EXERCISE MATERIALS |
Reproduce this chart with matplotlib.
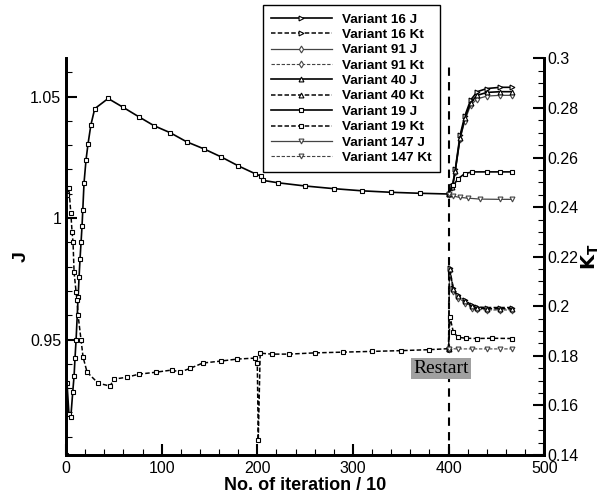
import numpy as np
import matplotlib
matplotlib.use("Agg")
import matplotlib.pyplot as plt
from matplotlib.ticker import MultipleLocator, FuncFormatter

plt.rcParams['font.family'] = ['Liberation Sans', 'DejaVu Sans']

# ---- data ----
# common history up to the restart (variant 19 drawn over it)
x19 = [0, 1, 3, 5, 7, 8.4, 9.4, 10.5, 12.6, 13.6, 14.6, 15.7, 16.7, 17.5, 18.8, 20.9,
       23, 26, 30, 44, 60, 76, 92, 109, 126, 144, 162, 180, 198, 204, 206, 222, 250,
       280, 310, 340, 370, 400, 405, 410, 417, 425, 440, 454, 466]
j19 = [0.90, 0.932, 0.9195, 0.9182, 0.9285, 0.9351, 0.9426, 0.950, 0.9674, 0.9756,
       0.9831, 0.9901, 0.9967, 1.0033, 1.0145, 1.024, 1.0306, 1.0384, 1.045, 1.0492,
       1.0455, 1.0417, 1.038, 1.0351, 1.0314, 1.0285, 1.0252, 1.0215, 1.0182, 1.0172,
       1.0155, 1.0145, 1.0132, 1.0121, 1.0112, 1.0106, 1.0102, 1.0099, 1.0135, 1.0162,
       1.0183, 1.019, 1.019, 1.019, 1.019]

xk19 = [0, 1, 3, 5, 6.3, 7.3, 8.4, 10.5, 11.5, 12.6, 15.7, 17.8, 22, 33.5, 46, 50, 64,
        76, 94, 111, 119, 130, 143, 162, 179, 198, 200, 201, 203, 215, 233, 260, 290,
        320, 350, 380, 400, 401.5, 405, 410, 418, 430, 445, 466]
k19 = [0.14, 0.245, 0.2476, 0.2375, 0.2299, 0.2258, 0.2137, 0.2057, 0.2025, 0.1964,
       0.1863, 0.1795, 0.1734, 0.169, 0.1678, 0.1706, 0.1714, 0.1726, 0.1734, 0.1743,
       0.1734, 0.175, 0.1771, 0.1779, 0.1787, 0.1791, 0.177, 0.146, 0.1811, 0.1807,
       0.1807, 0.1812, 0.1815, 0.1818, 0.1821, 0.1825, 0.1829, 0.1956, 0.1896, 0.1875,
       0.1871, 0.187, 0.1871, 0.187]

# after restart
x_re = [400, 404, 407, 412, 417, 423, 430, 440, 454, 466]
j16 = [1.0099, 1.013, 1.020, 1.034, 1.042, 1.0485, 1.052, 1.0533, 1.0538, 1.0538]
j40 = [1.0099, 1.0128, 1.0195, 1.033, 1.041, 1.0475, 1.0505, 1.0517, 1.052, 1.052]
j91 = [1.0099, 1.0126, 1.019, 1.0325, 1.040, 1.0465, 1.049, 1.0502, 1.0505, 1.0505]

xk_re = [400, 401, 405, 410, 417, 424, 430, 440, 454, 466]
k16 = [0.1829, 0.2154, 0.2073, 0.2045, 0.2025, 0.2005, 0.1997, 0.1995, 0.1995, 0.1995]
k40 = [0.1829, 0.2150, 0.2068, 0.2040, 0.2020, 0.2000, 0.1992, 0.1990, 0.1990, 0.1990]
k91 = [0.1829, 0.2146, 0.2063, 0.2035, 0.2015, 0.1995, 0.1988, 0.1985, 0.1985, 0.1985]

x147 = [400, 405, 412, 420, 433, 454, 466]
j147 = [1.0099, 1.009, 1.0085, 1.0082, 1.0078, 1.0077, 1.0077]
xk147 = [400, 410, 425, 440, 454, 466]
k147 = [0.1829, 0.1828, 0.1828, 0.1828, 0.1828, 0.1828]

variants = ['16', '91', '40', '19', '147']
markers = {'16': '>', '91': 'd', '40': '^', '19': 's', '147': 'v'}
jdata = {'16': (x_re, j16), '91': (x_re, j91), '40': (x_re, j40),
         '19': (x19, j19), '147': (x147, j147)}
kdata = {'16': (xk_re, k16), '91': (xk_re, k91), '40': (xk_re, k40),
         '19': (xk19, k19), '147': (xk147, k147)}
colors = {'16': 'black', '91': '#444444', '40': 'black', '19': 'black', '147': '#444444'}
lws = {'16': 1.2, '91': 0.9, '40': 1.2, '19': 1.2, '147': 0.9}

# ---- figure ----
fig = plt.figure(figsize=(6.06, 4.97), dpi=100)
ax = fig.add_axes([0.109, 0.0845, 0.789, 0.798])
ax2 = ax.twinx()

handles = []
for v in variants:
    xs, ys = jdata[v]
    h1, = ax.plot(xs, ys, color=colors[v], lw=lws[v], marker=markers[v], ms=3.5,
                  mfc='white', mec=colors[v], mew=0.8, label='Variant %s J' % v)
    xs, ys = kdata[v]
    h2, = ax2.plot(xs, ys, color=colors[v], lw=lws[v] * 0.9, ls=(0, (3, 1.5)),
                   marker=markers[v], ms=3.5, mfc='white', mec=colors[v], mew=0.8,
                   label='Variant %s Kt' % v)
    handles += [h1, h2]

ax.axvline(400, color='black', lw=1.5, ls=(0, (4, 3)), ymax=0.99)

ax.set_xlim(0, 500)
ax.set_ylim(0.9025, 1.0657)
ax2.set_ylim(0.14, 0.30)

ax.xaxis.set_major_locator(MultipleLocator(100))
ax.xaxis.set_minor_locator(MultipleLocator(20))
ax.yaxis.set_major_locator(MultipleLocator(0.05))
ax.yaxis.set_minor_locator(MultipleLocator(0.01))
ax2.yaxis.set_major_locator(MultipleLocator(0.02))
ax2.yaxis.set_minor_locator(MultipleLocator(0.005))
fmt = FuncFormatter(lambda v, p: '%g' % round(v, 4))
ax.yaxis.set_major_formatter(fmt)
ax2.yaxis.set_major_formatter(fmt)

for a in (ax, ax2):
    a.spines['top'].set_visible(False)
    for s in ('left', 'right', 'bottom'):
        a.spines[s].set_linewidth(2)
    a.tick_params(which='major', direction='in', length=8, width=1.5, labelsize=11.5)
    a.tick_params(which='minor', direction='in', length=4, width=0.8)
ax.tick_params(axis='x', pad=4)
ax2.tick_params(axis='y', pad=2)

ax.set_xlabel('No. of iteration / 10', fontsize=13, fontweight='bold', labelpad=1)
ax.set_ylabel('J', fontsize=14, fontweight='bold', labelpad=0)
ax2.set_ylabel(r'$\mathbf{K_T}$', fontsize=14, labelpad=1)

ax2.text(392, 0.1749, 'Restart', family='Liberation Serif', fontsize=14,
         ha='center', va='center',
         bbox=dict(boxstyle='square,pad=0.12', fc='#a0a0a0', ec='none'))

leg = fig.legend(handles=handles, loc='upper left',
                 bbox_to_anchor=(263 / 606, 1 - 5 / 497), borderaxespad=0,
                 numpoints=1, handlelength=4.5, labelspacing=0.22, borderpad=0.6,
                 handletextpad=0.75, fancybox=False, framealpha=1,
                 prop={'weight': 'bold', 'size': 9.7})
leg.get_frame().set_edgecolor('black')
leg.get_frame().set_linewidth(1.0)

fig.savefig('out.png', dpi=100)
---
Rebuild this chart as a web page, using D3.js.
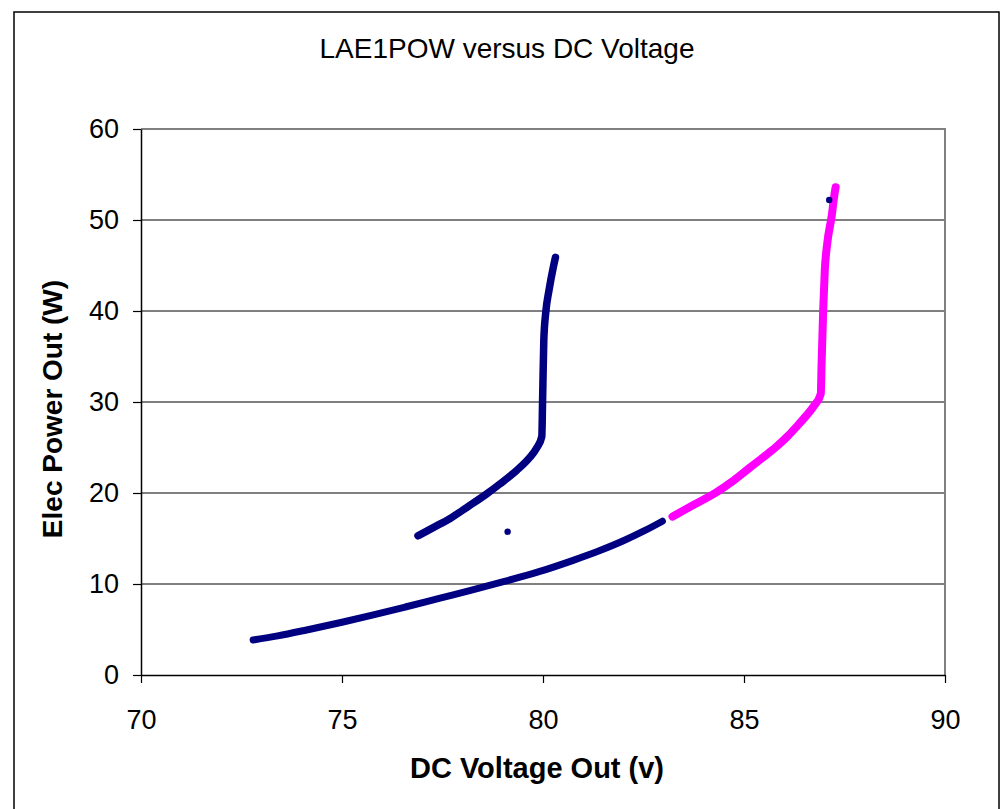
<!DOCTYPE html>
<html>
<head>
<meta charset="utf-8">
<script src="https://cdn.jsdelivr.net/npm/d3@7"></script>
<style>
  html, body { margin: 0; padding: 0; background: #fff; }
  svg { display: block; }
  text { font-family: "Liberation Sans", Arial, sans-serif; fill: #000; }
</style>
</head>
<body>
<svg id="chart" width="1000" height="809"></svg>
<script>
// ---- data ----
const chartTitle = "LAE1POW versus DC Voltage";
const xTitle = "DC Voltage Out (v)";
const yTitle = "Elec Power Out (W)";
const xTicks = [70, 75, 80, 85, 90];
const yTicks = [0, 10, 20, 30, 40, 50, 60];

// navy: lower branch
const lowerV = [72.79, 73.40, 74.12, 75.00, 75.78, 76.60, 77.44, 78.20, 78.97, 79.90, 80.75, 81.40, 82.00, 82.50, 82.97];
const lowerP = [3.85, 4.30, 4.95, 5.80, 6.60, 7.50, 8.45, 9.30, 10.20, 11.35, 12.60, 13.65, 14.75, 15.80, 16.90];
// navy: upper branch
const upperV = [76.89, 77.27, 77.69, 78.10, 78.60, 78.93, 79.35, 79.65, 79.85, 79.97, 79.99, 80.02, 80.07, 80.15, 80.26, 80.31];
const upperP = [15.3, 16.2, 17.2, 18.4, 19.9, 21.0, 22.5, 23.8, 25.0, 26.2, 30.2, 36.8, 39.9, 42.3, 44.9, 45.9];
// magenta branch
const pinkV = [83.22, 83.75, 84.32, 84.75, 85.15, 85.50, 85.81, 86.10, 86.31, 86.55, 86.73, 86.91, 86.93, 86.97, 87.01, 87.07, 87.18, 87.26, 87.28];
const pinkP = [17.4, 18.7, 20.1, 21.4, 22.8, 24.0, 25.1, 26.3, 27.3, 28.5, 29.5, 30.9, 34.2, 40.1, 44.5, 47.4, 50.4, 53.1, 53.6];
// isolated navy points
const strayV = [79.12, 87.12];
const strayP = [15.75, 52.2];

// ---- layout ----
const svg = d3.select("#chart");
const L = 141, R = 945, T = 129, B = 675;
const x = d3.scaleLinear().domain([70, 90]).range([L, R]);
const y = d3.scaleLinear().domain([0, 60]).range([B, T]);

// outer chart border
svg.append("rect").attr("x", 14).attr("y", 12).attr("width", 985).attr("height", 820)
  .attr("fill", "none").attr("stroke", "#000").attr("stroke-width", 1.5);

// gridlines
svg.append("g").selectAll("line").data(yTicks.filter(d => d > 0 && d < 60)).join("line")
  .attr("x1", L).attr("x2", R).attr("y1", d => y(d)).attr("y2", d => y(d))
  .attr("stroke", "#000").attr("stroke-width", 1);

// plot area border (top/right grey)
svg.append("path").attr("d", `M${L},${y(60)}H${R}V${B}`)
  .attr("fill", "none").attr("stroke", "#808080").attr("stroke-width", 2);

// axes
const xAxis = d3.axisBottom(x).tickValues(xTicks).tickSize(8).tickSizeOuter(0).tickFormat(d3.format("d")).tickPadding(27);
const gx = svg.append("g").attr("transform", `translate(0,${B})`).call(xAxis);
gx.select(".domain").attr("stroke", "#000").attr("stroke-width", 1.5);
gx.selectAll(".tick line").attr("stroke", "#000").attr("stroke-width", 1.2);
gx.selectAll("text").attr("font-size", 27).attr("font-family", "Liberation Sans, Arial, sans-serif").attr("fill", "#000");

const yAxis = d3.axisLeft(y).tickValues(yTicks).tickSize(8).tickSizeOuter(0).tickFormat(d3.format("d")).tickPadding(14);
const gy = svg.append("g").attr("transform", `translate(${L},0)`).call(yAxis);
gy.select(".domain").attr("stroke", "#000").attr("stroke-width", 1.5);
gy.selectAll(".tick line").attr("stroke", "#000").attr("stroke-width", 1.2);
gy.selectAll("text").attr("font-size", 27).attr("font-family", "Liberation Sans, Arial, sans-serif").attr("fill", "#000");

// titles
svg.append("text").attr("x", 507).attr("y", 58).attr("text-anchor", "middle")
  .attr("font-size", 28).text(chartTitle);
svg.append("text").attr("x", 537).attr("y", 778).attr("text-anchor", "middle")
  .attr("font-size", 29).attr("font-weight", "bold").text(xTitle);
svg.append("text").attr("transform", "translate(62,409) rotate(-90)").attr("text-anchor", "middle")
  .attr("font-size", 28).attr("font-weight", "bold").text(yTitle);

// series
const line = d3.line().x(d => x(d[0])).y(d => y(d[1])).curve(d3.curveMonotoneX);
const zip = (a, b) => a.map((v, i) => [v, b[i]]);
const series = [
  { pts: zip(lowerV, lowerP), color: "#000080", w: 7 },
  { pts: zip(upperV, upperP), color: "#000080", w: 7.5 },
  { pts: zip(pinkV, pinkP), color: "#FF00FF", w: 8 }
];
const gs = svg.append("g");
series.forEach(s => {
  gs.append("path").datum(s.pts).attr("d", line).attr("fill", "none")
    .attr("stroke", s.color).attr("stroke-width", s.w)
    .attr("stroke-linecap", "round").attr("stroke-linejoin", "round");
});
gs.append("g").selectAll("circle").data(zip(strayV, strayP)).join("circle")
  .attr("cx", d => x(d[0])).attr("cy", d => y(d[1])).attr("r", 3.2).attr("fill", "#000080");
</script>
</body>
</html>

YOUR GOAL |
The lines you need run from the one containing "Reproduce this chart with matplotlib." down to the one containing "plt.rcParams['font.family'] = ['Liberation"; print them exactly, both ends included, and leave out pictures.

EXPECTED ANSWER |
Reproduce this chart with matplotlib.
import numpy as np
import matplotlib
matplotlib.use("Agg")
import matplotlib.pyplot as plt
from matplotlib.ticker import MultipleLocator, FuncFormatter

plt.rcParams['font.family'] = ['Liberation Sans', 'DejaVu Sans']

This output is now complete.